In primitive cultures, that was actually a strategy of life -- to deceive others so they could not frustrate one's ambitions -- which they would surely do (or so it was thought) if they knew about it. Anybody else's gain was seen as one's own loss -- vis-a-vis "the competition."

The possibility that anybody else's gain could also be their gain, was entirely out of the question. Thus society was largely this competition against everybody else -- rather than the synergy and totality of everybody.

Most of the energy was consumed in nullifying everybody else's contributions -- so that one could singularly stand at the top. That we could all be co-contributors to a societal process rather than merely competing for dominance over everybody else, was regarded as a thought-crime.

 
At February 09, 2007 8:40 AM, Blogger Mike Hu said...
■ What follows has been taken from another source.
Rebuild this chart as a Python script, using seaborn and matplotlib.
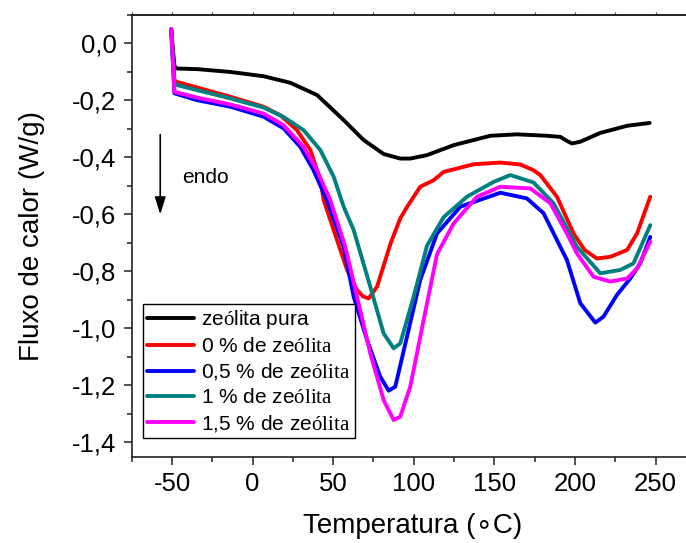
import matplotlib
matplotlib.use("Agg")
import matplotlib.pyplot as plt
from matplotlib.lines import Line2D
import numpy as np
import pandas as pd
import seaborn as sns

# ---------------- data ----------------
series_names = ["zeólita pura", "0 % de zeólita", "0,5 % de zeólita",
                "1 % de zeólita", "1,5 % de zeólita"]
legend_labels = [r"ze$\mathrm{ó}$lita pura", r"0 % de ze$\mathrm{ólita}$",
                 r"0,5 % de ze$\mathrm{ólita}$", r"1 % de ze$\mathrm{ólita}$",
                 r"1,5 % de ze$\mathrm{ólita}$"]
colors = ["#000000", "#FF0000", "#0000FF", "#008080", "#FF00FF"]

pura_T = [-50.5, -48.5, -46.9, -34.5, -13.8, 6.8, 23.4, 40, 56.5, 68.9, 81.3,
          91.6, 97.8, 108.2, 124.7, 147.5, 164, 182.6, 190.9, 195, 198.1,
          203.3, 215.7, 232.3, 246.3]
pura_F = [0.05, -0.08, -0.088, -0.090, -0.100, -0.115, -0.138, -0.181, -0.269,
          -0.339, -0.388, -0.404, -0.404, -0.392, -0.357, -0.324, -0.319,
          -0.324, -0.328, -0.342, -0.351, -0.345, -0.314, -0.289, -0.279]

z0_T = [-50.5, -48.5, -46.9, -13.8, 6.8, 17.2, 27.5, 35.8, 42.1, 44.1, 50.3,
        58.6, 64.8, 68.5, 72, 77.2, 85.6, 91.6, 95.9, 104, 112.3, 118.5, 137.1,
        153.7, 166.1, 174.3, 178.5, 188.8, 199.1, 206, 213.6, 221.9, 232.3,
        238.5, 246.7]
z0_F = [0.05, -0.13, -0.135, -0.187, -0.222, -0.252, -0.304, -0.374, -0.48,
        -0.55, -0.655, -0.795, -0.866, -0.888, -0.895, -0.854, -0.702, -0.614,
        -0.573, -0.503, -0.480, -0.451, -0.424, -0.418, -0.425, -0.445,
        -0.462, -0.538, -0.667, -0.725, -0.755, -0.749, -0.725, -0.667, -0.538]

z05_T = [-50.5, -48.5, -34.5, -13.8, 6.8, 19.2, 29.6, 37.8, 46.1, 56.5, 62.7,
         71, 79.2, 84.4, 88.5, 95.8, 104, 114.4, 128.9, 153.7, 170.2, 180.5,
         190.9, 195, 203.3, 212.6, 217.7, 226, 234.3, 240.5, 246.7]
z05_F = [0.05, -0.175, -0.199, -0.222, -0.257, -0.298, -0.363, -0.445, -0.550,
         -0.714, -0.889, -1.041, -1.170, -1.219, -1.205, -1.029, -0.830,
         -0.667, -0.573, -0.524, -0.544, -0.596, -0.714, -0.760, -0.912,
         -0.980, -0.959, -0.883, -0.825, -0.772, -0.679]

z1_T = [-50.5, -48.5, -46.9, -13.8, 6.8, 19.2, 31.6, 42, 50.3, 56.5, 62.7, 73,
        81.3, 87.5, 91.6, 99.9, 108.2, 118.5, 133, 149.5, 159.9, 174.3,
        186.7, 201.2, 215.7, 228.1, 236.3, 246.7]
z1_F = [0.05, -0.14, -0.146, -0.193, -0.225, -0.258, -0.304, -0.374, -0.468,
        -0.573, -0.655, -0.854, -1.018, -1.070, -1.053, -0.889, -0.71, -0.61,
        -0.538, -0.486, -0.462, -0.488, -0.561, -0.714, -0.807, -0.795,
        -0.772, -0.638]

z15_T = [-50.5, -48.5, -34.5, -13.8, 6.8, 19.2, 31.6, 39.9, 48.2, 57.5, 64.8,
         73, 81.3, 87.5, 91.6, 97.8, 106.1, 114.4, 124.7, 139.2, 153.7, 172.3,
         184.7, 195, 201.2, 211.5, 221.9, 232.3, 238.5, 246.7]
z15_F = [0.05, -0.17, -0.190, -0.214, -0.246, -0.287, -0.363, -0.445, -0.550,
         -0.714, -0.889, -1.088, -1.252, -1.322, -1.310, -1.205, -0.971,
         -0.74, -0.632, -0.538, -0.503, -0.509, -0.561, -0.667, -0.737,
         -0.819, -0.836, -0.825, -0.790, -0.696]

x_ticks = [-50, 0, 50, 100, 150, 200, 250]
x_ticklabels = ["-50", "0", "50", "100", "150", "200", "250"]
y_ticks = [0.0, -0.2, -0.4, -0.6, -0.8, -1.0, -1.2, -1.4]
y_ticklabels = ["0,0", "-0,2", "-0,4", "-0,6", "-0,8", "-1,0", "-1,2", "-1,4"]

# ---------------- build frame ----------------
all_T = [pura_T, z0_T, z05_T, z1_T, z15_T]
all_F = [pura_F, z0_F, z05_F, z1_F, z15_F]
frames = []
for name, T, F in zip(series_names, all_T, all_F):
    frames.append(pd.DataFrame({"T": T, "F": F, "serie": name}))
df = pd.concat(frames, ignore_index=True)

# ---------------- style ----------------
sns.set_style("white")
plt.rcParams["font.family"] = ["Liberation Sans", "DejaVu Sans"]
plt.rcParams["axes.unicode_minus"] = False
plt.rcParams["mathtext.fontset"] = "custom"
plt.rcParams["mathtext.rm"] = "Liberation Serif"
plt.rcParams["mathtext.it"] = "Liberation Serif:italic"
plt.rcParams["mathtext.bf"] = "Liberation Serif:bold"
for k in ["text.color", "axes.labelcolor", "xtick.color", "ytick.color"]:
    plt.rcParams[k] = "black"

fig = plt.figure(figsize=(6.86, 5.43), dpi=100)
ax = fig.add_axes([0.192, 0.1593, 0.8224, 0.8131])

sns.lineplot(data=df, x="T", y="F", hue="serie", hue_order=series_names,
             palette=colors, sort=False, estimator=None, units="serie",
             lw=2.8, legend=False, ax=ax)
for ln in ax.lines:
    ln.set_solid_joinstyle("round")
    ln.set_solid_capstyle("round")

ax.set_xlim(-75, 275)
ax.set_ylim(-1.45, 0.1)

ax.set_xticks(x_ticks)
ax.set_xticklabels(x_ticklabels)
ax.set_yticks(y_ticks)
ax.set_yticklabels(y_ticklabels)
ax.set_xticks(np.arange(-75, 276, 25), minor=True)
ax.set_yticks(np.arange(-1.4, 0.11, 0.1), minor=True)

ax.tick_params(axis="both", which="both", bottom=True, left=True,
               top=False, right=False)
ax.tick_params(axis="both", which="major", direction="out", length=6,
               width=1.1, labelsize=18.5, color="#222222", labelcolor="black")
ax.tick_params(axis="both", which="minor", direction="out", length=3.5,
               width=1.1, color="#222222")
ax.tick_params(axis="x", which="major", pad=5)
ax.tick_params(axis="y", which="major", pad=5)

for sp in ax.spines.values():
    sp.set_linewidth(1.2)
    sp.set_color("#222222")

sec = ax.secondary_xaxis("top")
sec.set_xticks(np.arange(-75, 276, 25))
sec.tick_params(top=True, direction="out", length=2, width=0.8,
                labeltop=False, color="#444444")
sec.spines["top"].set_linewidth(1.2)
sec.spines["top"].set_color("#222222")

ax.set_xlabel("Temperatura (\u2218C)", fontsize=20)
ax.set_ylabel("Fluxo de calor (W/g)", fontsize=20)
ax.xaxis.set_label_coords(0.4986, -0.128)
ax.yaxis.set_label_coords(-0.154, 0.5)

# endo arrow
ax.annotate("", xy=(-57.3, -0.60), xytext=(-57.3, -0.32),
            arrowprops=dict(arrowstyle="-|>,head_length=0.7,head_width=0.22",
                            color="black", lw=1.2, mutation_scale=15,
                            shrinkA=0, shrinkB=0))
ax.text(-43.8, -0.489, "endo", fontsize=15, va="baseline", ha="left")

handles = [Line2D([0], [0], color=c, lw=2.8) for c in colors]
leg = ax.legend(handles, legend_labels, loc="lower left",
                bbox_to_anchor=(0.0195, 0.0412), borderaxespad=0,
                fontsize=15, frameon=True, fancybox=False, edgecolor="black",
                framealpha=1, handlelength=2.25, handletextpad=0.35,
                labelspacing=0.27, borderpad=0.22)
leg.get_frame().set_linewidth(1.0)

fig.savefig("out.png", dpi=100)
There is no doubt in my mind that in the society of the future, everybody will be in marvelous shape and condition quite effortlessly -- because that is the intelligent way to be, despite the present "health crisis" that the condition of many people are hopelessly moving towards obesity and the other problems of overconsumption and excess.

More than not making enough money, is the problem of not spending it wisely and productively. Some people spend all their money on recreational drugs. Beyond the median income, what differentiates most people, is their ability to detect and determine value beyond the price. Many still are conned into believing that "you get what you pay for."

The problem is especially acute in regards to information. What is the price of good information? Certainly, it is invaluable. What is the price of bad information? To be able to discriminate the difference -- is the new standard for the quality of life.

That understanding -- conditions the rest of one's life.

 
At February 09, 2007 7:37 PM, Blogger Mike Hu said...

A lot of people get really offended by the suggestion that they can improve themselves -- while healthy people see improvement as the reason and purpose of their being. The former will even erect temples and shrines to their own mediocrity -- and demand that everybody worship at it. If they are in a position of power, they will enact laws forbidding anybody else from surpassing their standard -- which they will insist is the limit of human possibilities.

It is encoded into every "seniority" system -- outlawing merit. Ability should not only not be a basis of discrimination and distinction, but must be forbidden, suppressed and vanquished at the first detection.

In this manner, "liberalism" morphs into "totalitarianism," on a reliably predictable cycle.